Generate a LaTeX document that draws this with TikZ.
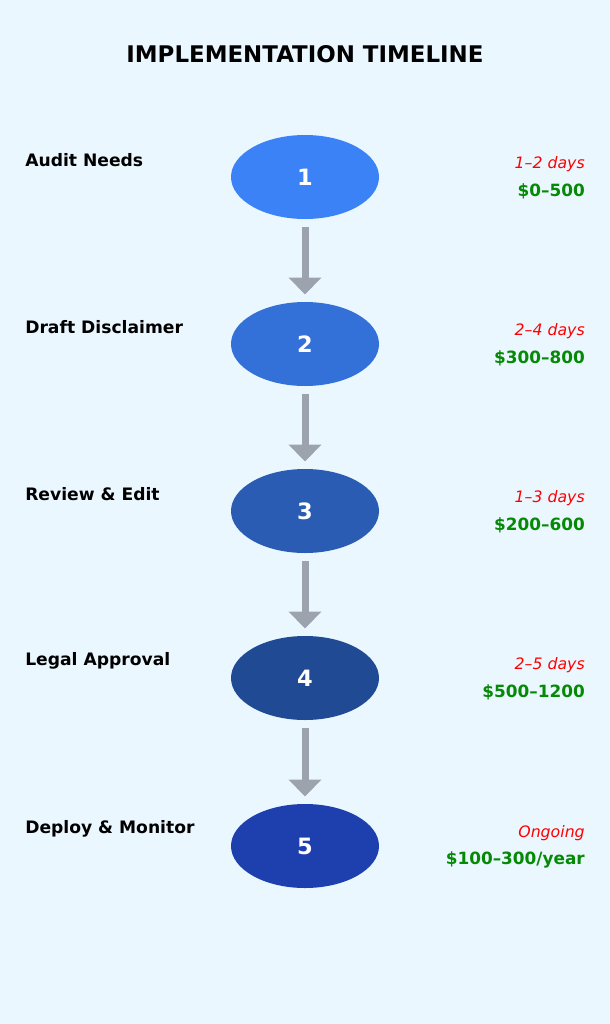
========================
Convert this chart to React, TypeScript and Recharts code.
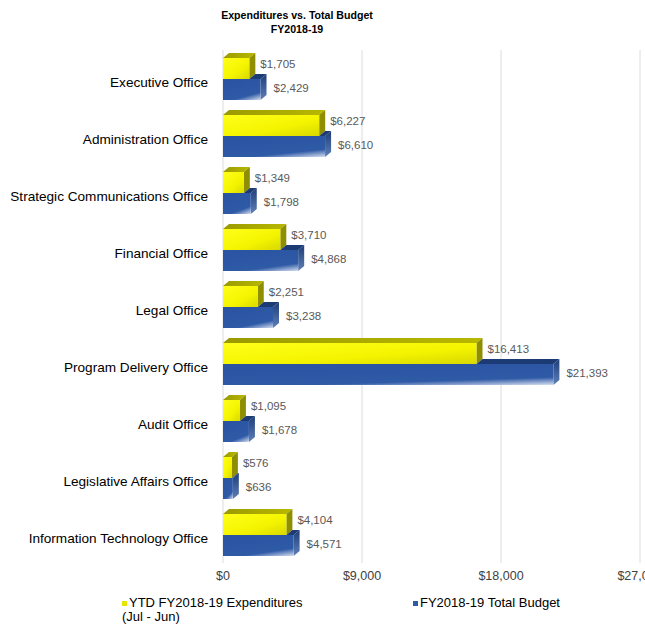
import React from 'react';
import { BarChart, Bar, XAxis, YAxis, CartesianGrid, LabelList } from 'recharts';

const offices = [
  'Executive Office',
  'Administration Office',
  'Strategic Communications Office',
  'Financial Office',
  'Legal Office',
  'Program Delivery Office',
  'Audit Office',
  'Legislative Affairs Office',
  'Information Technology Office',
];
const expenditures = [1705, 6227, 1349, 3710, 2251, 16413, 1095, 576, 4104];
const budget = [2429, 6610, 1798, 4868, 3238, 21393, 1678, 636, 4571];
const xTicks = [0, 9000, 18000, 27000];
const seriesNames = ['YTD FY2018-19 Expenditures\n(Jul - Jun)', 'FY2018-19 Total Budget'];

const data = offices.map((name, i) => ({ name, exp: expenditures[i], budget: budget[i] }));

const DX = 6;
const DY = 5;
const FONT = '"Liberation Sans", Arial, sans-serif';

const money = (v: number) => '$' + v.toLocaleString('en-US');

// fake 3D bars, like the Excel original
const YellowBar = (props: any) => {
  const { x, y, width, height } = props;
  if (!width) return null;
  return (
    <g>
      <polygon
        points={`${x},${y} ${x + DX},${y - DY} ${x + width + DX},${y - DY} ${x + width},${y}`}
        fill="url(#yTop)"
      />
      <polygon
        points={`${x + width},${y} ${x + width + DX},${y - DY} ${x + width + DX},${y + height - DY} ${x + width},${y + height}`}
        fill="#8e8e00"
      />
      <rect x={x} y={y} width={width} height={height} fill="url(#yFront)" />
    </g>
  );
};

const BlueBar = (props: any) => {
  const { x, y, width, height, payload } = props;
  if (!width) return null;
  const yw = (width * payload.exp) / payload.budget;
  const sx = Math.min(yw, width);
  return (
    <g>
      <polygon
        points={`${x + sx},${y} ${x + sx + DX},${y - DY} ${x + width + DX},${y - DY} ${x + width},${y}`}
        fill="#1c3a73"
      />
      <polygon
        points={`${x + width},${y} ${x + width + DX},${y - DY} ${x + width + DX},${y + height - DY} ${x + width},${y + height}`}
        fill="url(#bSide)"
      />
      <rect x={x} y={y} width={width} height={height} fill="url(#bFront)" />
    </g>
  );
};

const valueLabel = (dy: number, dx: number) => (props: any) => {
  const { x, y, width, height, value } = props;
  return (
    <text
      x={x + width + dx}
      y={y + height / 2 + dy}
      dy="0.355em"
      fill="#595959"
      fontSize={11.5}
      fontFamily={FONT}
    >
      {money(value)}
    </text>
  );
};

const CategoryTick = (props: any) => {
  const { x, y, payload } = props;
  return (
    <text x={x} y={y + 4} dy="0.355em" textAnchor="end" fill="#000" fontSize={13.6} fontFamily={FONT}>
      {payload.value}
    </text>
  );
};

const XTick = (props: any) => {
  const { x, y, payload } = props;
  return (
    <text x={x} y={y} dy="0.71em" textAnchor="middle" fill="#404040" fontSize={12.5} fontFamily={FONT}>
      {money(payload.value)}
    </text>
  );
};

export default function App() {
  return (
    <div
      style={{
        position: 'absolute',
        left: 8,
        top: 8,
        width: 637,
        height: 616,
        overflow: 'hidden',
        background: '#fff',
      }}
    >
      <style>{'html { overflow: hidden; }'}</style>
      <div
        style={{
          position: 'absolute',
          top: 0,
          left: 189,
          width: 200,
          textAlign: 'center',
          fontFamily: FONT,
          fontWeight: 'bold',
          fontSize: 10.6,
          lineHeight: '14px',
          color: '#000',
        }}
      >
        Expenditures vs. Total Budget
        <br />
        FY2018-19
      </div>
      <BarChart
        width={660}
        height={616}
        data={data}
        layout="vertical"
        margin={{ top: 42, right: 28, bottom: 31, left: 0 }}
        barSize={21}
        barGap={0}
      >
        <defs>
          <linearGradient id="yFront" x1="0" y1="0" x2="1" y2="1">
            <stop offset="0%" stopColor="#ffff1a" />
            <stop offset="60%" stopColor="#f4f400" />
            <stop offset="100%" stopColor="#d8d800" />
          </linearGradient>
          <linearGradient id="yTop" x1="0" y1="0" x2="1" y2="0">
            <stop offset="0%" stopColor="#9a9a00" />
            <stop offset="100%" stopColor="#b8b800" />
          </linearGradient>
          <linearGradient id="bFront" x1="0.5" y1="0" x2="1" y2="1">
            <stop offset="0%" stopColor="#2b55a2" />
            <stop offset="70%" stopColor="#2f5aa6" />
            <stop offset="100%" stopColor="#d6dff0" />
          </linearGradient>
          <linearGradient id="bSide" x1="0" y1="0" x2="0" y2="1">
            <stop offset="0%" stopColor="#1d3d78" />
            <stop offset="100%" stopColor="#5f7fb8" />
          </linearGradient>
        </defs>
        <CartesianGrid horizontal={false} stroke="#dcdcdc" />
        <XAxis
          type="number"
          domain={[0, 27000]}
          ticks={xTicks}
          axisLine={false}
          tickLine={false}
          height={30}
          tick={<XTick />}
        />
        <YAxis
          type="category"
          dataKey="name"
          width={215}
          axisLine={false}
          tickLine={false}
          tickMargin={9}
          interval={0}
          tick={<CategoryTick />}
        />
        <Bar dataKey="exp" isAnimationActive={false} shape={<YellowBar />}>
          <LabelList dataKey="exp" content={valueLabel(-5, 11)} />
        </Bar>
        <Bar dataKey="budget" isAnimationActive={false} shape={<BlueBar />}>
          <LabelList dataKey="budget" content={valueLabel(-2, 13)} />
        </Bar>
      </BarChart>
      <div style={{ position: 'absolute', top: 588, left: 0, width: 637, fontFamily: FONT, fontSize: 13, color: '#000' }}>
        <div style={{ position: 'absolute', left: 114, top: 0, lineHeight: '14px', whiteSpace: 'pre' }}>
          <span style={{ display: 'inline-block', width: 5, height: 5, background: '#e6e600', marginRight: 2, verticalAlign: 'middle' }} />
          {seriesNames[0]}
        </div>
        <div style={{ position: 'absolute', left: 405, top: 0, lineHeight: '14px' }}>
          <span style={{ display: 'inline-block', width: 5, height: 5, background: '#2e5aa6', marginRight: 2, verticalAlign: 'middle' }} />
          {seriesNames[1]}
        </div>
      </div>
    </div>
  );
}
========================
What is being asked — Only the lines from the one bearing "Convert this chart" to the one bearing "YAxis, CartesianGrid, LabelList", both included, should be restated word for word, with pictures left out.

Solution below —
Convert this chart to React, TypeScript and Recharts code.
import React from 'react';
import { BarChart, Bar, XAxis, YAxis, CartesianGrid, LabelList } from 'recharts';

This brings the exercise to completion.